Records shown:
** BEGIN **

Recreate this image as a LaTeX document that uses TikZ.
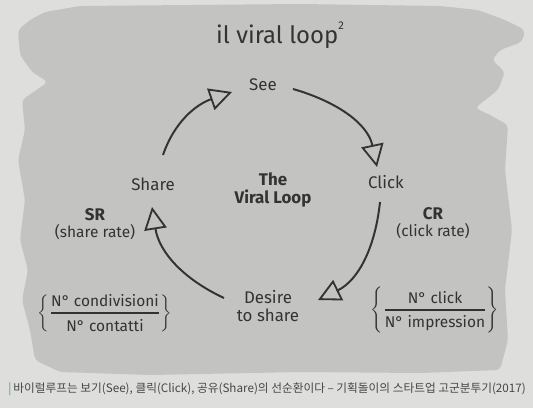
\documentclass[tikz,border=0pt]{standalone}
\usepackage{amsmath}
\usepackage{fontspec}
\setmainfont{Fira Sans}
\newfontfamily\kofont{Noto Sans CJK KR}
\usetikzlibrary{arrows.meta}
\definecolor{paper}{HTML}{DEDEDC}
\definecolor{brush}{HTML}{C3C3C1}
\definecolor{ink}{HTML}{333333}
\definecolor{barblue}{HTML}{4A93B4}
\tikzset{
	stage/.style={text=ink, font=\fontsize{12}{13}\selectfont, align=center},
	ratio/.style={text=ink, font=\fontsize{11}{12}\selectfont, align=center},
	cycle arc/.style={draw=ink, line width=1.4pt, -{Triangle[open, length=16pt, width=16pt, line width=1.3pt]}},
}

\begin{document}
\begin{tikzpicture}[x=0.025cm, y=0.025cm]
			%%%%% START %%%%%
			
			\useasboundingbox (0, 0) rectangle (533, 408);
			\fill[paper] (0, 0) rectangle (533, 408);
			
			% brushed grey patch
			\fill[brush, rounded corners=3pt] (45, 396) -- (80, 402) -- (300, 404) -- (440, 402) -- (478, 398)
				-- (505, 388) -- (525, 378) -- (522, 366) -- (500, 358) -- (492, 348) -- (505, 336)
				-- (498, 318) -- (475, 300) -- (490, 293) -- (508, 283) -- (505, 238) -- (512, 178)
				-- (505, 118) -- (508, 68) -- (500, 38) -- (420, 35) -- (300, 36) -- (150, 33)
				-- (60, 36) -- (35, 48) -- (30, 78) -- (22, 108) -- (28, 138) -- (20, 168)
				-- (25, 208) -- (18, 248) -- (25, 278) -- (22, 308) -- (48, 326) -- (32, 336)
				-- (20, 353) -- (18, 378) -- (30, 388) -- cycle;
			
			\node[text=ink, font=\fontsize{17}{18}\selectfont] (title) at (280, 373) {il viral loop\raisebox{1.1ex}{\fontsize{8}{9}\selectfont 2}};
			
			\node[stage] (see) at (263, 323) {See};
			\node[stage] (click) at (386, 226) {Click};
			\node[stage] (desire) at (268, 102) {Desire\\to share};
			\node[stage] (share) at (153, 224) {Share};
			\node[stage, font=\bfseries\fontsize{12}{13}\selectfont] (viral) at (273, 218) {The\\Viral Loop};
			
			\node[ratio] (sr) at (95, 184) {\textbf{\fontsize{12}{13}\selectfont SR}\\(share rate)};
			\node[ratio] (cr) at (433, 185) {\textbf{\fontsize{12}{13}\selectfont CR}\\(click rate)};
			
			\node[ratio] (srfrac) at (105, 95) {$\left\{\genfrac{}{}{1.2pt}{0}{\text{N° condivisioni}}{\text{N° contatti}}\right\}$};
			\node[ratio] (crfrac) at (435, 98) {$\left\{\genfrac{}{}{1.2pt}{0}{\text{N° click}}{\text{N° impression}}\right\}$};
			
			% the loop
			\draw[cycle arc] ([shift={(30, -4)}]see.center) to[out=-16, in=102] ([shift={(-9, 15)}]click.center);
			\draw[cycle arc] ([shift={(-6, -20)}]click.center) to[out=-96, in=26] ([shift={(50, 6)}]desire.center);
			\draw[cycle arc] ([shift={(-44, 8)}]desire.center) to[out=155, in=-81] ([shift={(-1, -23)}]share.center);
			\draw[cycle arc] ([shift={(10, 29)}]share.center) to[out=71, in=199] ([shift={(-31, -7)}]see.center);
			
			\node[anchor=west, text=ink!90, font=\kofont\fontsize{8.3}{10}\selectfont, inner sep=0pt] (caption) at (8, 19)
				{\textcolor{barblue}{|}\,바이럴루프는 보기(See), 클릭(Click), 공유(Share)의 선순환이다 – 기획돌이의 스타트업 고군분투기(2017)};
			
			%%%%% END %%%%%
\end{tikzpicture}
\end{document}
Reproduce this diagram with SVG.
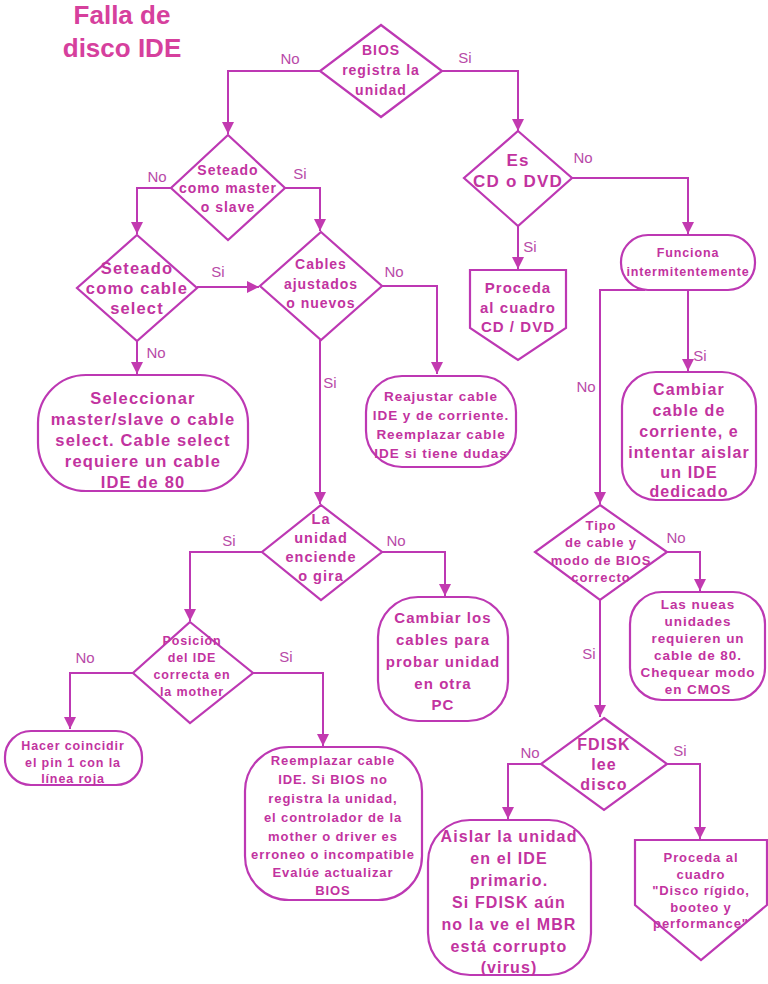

** END **

Exercise description: Repeat, word for word and with no pictures, only the lines running from the beginning of the data to the line that contains "-- (20, 353)".

Reply to the exercise:
Recreate this image as a LaTeX document that uses TikZ.
\documentclass[tikz,border=0pt]{standalone}
\usepackage{amsmath}
\usepackage{fontspec}
\setmainfont{Fira Sans}
\newfontfamily\kofont{Noto Sans CJK KR}
\usetikzlibrary{arrows.meta}
\definecolor{paper}{HTML}{DEDEDC}
\definecolor{brush}{HTML}{C3C3C1}
\definecolor{ink}{HTML}{333333}
\definecolor{barblue}{HTML}{4A93B4}
\tikzset{
	stage/.style={text=ink, font=\fontsize{12}{13}\selectfont, align=center},
	ratio/.style={text=ink, font=\fontsize{11}{12}\selectfont, align=center},
	cycle arc/.style={draw=ink, line width=1.4pt, -{Triangle[open, length=16pt, width=16pt, line width=1.3pt]}},
}

\begin{document}
\begin{tikzpicture}[x=0.025cm, y=0.025cm]
			%%%%% START %%%%%
			
			\useasboundingbox (0, 0) rectangle (533, 408);
			\fill[paper] (0, 0) rectangle (533, 408);
			
			% brushed grey patch
			\fill[brush, rounded corners=3pt] (45, 396) -- (80, 402) -- (300, 404) -- (440, 402) -- (478, 398)
				-- (505, 388) -- (525, 378) -- (522, 366) -- (500, 358) -- (492, 348) -- (505, 336)
				-- (498, 318) -- (475, 300) -- (490, 293) -- (508, 283) -- (505, 238) -- (512, 178)
				-- (505, 118) -- (508, 68) -- (500, 38) -- (420, 35) -- (300, 36) -- (150, 33)
				-- (60, 36) -- (35, 48) -- (30, 78) -- (22, 108) -- (28, 138) -- (20, 168)
				-- (25, 208) -- (18, 248) -- (25, 278) -- (22, 308) -- (48, 326) -- (32, 336)
				-- (20, 353) -- (18, 378) -- (30, 388) -- cycle;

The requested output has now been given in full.